Thursday, April 10, 2008

The Fathers on Reading Scripture, VII (d)

The fourth and final installment of St Symeon the New Theologian's twenty-fourth discourse, "On Spiritual Knowledge" (continued from here):
One whose bodily eyes are weak cannot at all look on a brightly shining sunbeam; if he stares at it he at once loses such sight as he still has. So he whose spiritual eyes are weak and whose senses are subject to passions cannot contemplate the excellence or beauty of a body without passion or harm to himself. Whatever peace of thought he possessed before, whatever calm of evil desire, he loses them as he lingers to reflect on the passion. Consequently such a person is wholly unable to perceive even his own infirmity. For if he has thought that he was sick it was because he believed that there were others who were healthy, and perhaps he blamed himself for being the cause of his sickness and was concerned for getting rid of it. Now, however, such a person holds that all men are subject to passions and looks on himself as their equal, and claims that it is impossible for him to be better than all others. Why is this? So that this wretched man may with them succumb to passion, since he is unwilling to rid himself of such an evil. Had he been willing, he would have had the strength, for he would have received the ability from God. For as many of us as were baptized into His Name have received from Him the power to divest ourselves of our past inborn corruption like an old garment, and to become sons of God and clothed with Christ (cf. Col 3:9f.; Gal 3:27).

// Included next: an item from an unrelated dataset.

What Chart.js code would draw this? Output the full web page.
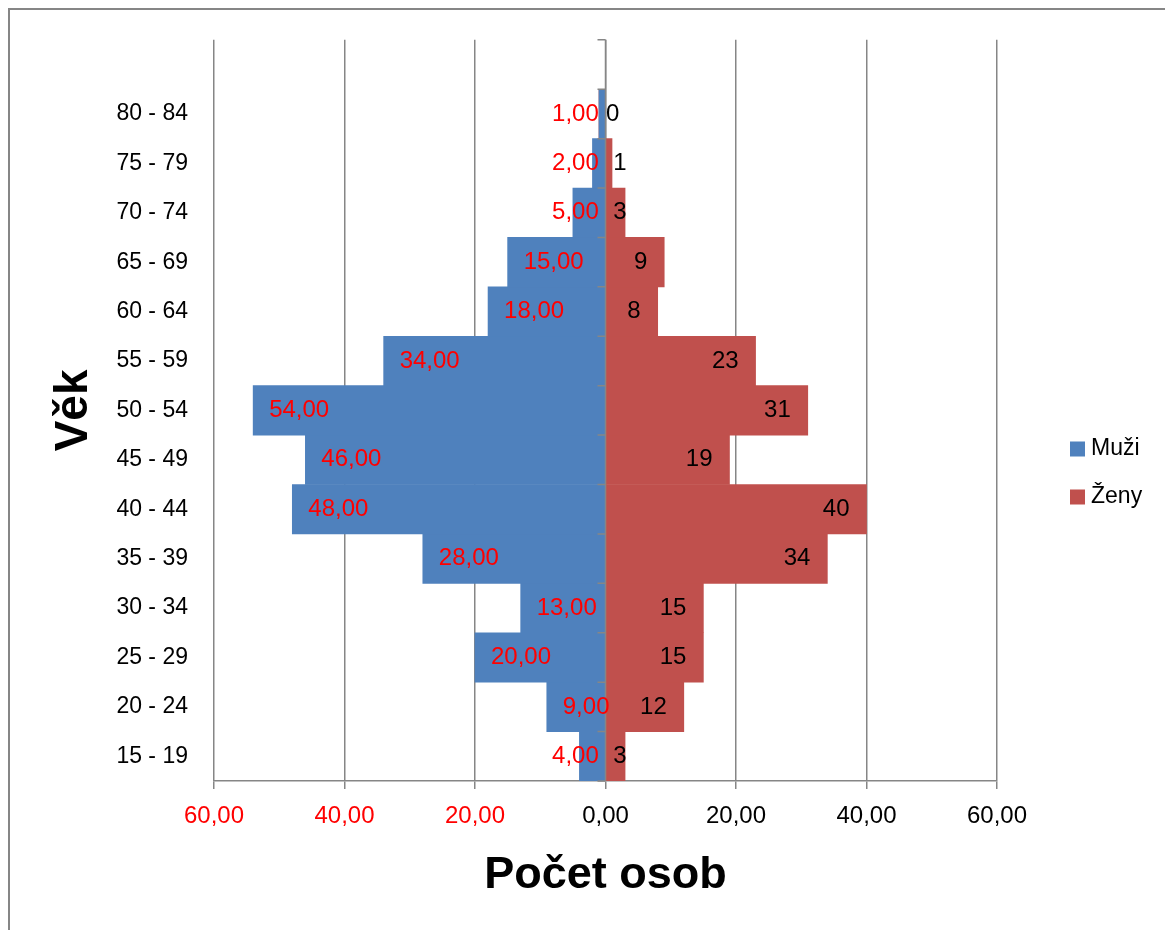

But far be it from us, brethren, to become like those who take this attitude and think such thoughts, men of earth, and utterly dried up. Rather, may we follow Christ, who has died for us and has risen (2 Cor 5:15) and exalted us to heaven. Let us continually follow in His footsteps, being cleansed by penitence from the defilement of sin and clothed in the bright garment of incorruption (cf. 1 Cor 15:53f) that belongs to the Spirit, in the same Christ our God, to whom is due all glory, honor, and adoration, forever and ever. Amen.
Taken from this edition.


Christopher D. Hall said...

Pardon the irrelevance of this post on this comment, but having just discovered your blog, the first thing I did was click on the "about me" page and burst out laughing. I am just now reading The Man Who Was Thursday and immediately recognized one of my favorite passages so far. I'll be checking this blog out in the future.


Felix Culpa said...

Excellent! I'm always pleased when someone steps on one of my little literary land-mines.